» **WHAT YOU ARE ASKED TO DO**
Copy out, from the entries below, each line holding the string "document".

—————

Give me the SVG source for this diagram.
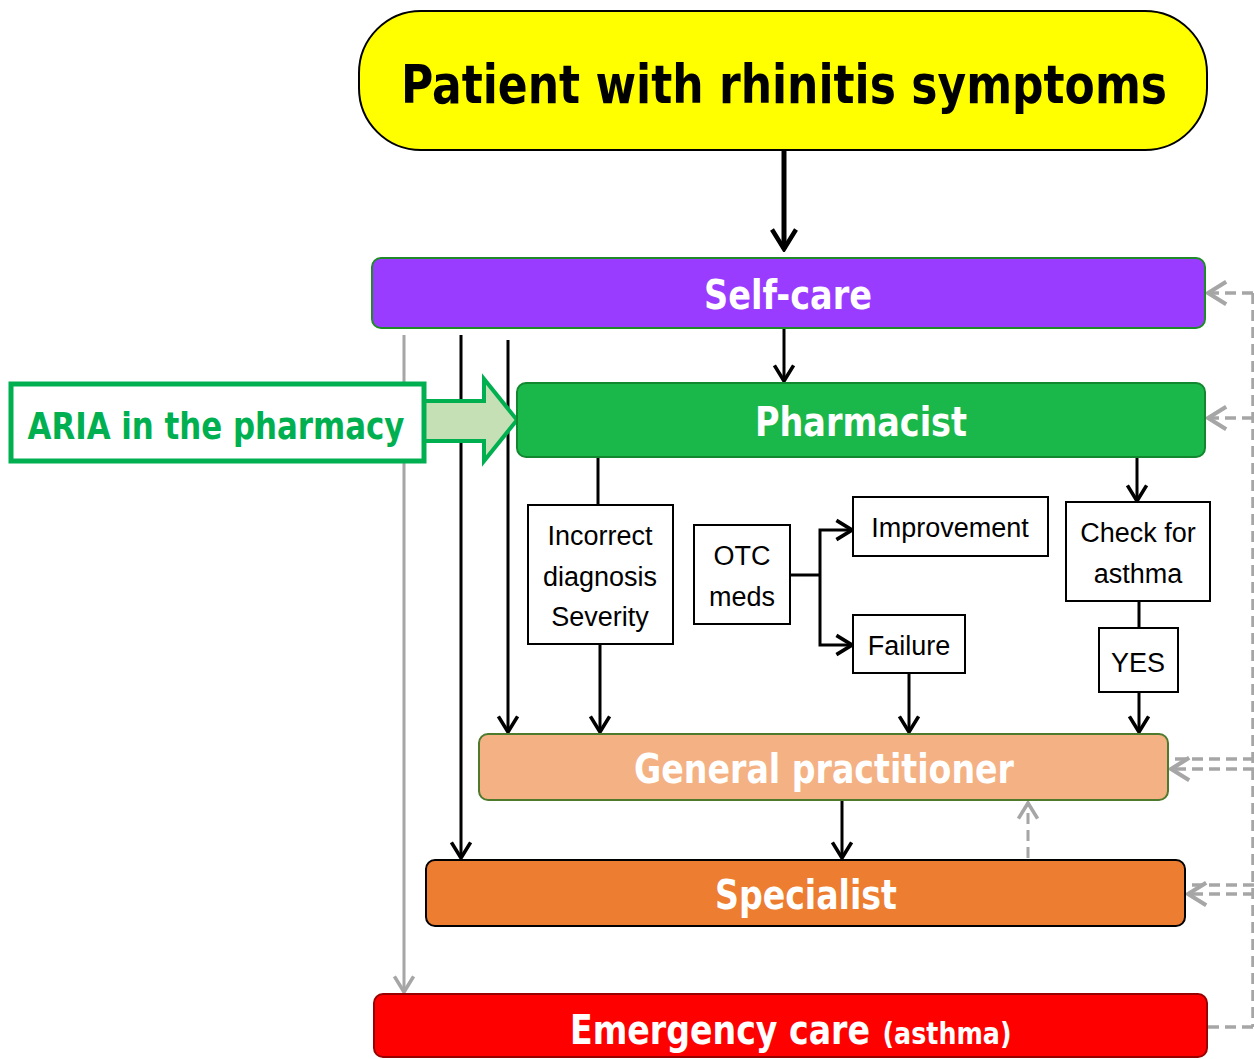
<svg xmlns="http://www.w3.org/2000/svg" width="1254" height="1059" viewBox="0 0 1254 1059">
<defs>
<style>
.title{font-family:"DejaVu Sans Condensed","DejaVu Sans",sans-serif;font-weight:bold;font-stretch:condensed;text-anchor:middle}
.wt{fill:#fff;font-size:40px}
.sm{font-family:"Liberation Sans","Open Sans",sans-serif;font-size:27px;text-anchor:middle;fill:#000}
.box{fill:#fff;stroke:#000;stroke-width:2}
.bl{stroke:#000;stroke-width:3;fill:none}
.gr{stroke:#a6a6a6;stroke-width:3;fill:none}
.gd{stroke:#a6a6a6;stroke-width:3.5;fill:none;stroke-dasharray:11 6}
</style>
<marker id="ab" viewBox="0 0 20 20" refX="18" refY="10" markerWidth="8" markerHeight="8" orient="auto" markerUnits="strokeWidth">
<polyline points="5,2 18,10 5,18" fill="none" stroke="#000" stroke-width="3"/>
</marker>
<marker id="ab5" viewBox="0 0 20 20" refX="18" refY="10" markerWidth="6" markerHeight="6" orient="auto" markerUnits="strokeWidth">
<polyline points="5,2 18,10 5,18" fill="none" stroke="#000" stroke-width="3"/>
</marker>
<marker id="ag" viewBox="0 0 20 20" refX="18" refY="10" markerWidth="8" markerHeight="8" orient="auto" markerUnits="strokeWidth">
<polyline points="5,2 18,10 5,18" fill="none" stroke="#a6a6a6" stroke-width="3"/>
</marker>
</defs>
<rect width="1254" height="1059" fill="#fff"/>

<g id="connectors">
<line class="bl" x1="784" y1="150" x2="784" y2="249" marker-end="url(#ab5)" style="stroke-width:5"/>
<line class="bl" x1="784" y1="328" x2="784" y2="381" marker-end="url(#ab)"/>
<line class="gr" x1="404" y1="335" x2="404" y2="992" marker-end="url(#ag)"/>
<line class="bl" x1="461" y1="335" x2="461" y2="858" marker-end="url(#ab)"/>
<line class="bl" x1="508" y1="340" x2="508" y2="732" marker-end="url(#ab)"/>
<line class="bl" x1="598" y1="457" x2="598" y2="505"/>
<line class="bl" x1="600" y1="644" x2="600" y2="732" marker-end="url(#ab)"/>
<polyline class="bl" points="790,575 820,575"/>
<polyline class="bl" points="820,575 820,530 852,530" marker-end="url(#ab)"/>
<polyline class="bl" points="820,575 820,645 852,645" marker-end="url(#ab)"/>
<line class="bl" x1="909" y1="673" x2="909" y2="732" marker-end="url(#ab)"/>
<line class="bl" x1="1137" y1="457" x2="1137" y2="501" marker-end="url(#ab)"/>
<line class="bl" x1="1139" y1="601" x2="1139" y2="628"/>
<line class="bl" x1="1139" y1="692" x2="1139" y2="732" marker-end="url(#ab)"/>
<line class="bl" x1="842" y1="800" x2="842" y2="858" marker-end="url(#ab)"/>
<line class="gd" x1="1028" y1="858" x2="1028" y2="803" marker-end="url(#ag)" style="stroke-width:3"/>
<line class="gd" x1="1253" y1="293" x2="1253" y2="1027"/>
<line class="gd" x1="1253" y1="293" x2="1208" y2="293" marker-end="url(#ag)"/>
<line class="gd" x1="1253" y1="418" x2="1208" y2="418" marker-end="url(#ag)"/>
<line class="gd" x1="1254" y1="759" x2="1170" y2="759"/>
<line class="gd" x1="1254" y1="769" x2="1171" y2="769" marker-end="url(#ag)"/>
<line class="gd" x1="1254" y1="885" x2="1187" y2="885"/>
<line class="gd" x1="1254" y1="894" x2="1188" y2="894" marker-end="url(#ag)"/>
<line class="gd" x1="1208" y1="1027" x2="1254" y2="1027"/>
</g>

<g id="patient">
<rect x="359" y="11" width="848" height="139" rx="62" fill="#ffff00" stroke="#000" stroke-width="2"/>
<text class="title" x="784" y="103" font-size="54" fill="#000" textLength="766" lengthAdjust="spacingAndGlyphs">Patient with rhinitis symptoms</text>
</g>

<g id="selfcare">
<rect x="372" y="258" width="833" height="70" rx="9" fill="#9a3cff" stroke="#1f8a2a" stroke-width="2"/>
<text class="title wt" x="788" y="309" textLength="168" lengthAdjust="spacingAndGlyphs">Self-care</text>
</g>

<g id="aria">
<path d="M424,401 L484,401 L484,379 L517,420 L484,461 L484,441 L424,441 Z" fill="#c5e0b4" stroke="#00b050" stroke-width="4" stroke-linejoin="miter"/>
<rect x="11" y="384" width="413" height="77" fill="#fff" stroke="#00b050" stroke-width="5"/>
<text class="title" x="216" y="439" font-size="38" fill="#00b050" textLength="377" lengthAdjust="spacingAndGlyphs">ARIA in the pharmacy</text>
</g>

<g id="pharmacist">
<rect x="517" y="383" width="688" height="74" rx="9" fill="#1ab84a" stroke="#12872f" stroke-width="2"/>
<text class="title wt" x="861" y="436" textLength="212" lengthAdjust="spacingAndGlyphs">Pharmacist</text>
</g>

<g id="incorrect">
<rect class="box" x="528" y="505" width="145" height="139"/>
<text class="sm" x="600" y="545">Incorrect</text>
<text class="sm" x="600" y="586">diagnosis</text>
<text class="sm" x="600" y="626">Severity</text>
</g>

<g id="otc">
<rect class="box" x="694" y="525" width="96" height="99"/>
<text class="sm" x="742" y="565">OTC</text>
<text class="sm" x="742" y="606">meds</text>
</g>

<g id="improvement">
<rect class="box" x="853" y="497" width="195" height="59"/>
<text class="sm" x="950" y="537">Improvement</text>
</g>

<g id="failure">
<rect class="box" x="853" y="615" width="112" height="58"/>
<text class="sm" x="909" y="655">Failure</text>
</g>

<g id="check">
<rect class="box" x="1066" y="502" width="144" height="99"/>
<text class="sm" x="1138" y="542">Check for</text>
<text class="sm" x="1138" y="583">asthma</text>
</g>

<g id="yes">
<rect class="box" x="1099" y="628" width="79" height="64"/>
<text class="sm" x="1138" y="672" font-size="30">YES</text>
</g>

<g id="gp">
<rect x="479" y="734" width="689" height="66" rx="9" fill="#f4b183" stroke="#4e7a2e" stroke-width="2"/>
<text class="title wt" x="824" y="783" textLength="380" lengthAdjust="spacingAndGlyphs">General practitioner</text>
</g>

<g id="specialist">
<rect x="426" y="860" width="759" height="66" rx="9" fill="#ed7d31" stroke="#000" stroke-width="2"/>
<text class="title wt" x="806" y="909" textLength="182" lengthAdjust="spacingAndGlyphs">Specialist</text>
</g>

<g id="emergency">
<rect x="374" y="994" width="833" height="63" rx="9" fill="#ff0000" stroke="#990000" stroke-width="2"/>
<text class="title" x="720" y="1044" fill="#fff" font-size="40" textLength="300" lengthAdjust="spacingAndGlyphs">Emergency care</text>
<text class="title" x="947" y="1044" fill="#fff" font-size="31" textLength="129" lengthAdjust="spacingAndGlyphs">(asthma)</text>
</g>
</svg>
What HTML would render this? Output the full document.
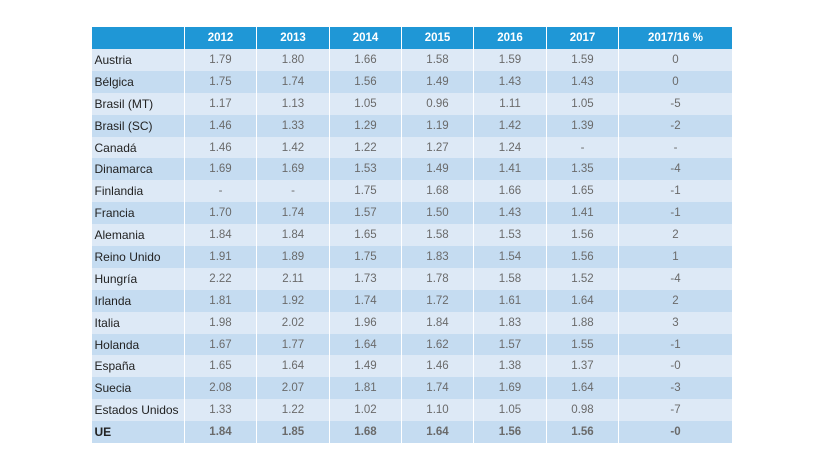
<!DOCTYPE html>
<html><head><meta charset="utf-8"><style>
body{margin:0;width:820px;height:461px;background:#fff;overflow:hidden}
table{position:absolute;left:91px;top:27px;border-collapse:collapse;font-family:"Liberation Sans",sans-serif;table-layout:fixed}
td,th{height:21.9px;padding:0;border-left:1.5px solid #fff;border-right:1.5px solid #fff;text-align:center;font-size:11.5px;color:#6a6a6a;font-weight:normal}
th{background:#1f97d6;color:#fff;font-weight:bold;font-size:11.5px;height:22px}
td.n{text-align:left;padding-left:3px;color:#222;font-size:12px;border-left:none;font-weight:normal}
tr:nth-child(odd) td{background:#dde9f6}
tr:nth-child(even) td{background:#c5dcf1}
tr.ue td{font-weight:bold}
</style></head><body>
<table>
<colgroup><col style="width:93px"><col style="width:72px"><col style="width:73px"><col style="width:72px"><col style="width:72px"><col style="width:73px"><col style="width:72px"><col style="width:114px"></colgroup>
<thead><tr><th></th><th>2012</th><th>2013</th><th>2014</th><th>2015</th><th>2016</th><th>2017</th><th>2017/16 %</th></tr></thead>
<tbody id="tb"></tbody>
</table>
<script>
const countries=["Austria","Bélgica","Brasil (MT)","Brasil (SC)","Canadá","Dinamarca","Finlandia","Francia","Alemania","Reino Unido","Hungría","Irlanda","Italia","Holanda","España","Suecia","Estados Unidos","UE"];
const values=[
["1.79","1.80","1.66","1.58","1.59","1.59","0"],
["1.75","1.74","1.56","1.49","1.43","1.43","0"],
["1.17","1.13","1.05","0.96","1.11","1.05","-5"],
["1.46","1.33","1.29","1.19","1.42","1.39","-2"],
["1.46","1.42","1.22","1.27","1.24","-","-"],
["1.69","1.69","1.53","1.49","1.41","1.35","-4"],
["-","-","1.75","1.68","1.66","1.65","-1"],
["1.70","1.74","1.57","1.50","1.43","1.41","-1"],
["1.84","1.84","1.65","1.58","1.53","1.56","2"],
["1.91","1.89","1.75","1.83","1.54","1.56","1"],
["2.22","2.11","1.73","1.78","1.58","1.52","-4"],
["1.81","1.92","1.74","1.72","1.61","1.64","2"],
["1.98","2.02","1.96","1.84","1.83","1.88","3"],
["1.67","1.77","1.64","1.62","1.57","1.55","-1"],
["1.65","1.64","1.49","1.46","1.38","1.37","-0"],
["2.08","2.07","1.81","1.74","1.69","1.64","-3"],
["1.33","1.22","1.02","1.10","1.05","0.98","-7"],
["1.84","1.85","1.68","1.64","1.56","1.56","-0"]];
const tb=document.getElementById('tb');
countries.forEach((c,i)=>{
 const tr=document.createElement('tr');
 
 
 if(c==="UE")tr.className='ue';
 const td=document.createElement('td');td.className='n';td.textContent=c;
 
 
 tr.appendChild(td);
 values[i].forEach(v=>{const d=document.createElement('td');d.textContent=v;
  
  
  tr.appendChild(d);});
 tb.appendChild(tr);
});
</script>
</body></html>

—————

» **TASK OUTPUT**
What HTML would render this? Output the full document.
const tb=document.getElementById('tb');
 const tr=document.createElement('tr');
 const td=document.createElement('td');td.className='n';td.textContent=c;
 values[i].forEach(v=>{const d=document.createElement('td');d.textContent=v;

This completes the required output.